Cause-related merchandising is now a big hit with consumers. Recently, Laura Bush launched a jute-bag exclusively in Harrods which said “buy this it would help feed two children for a year in Africa.” Last year Audrey Hepburn’s Children’s Fund organisation launched a simple canvas bag for $825. These limited edition “Audrey Bags” were made to help children and even though priced ridiculously high they sold well.

However if there is one face that can sell anything, anywhere in the world, it is that of a revolutionary. It’s of the Argentinian superhero Che Guevara – a communist who fought for justice. Today a “Che-t-shirt” has become a symbol of protest of rebellion against the abuse of power. When Lebanon protested against Syria, the people carried images of Che. When soccer hero Maradona went to visit Hugo Chavez, the communist leader of Venezuela, he showed-off his Che tattoo!

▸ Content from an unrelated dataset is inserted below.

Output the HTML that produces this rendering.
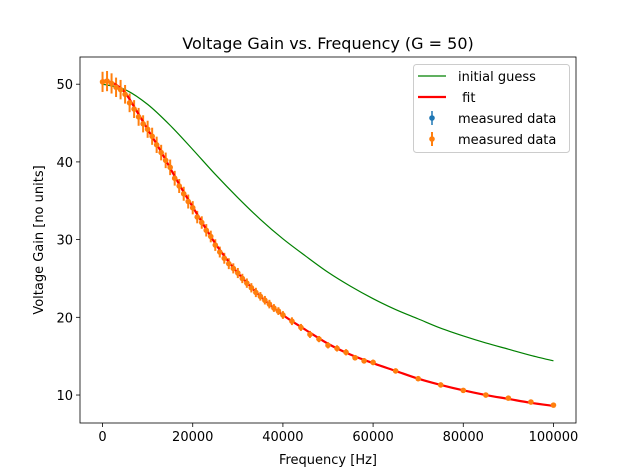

A 1961 photograph of Che taken by photographer Alberto Korda has today become one of the century’s most recognisable images and has found its way to a vast array of merchandise. Not many may know the man, his enigma, his philosophy, but many own a Che t-shirt.

A Che t-shirt is today a universal symbol of romantic rebellion. That’s the power of a great merchandising idea.

Fashion is taking on a whole new meaning today. It’s become a way of not just showing the world how you are looking but also how you are feeling. So design your merchandise intelligently and market it well. It has the power to take on the world. For a great idea knows no barriers… remember the appeal of a Che t-shirt.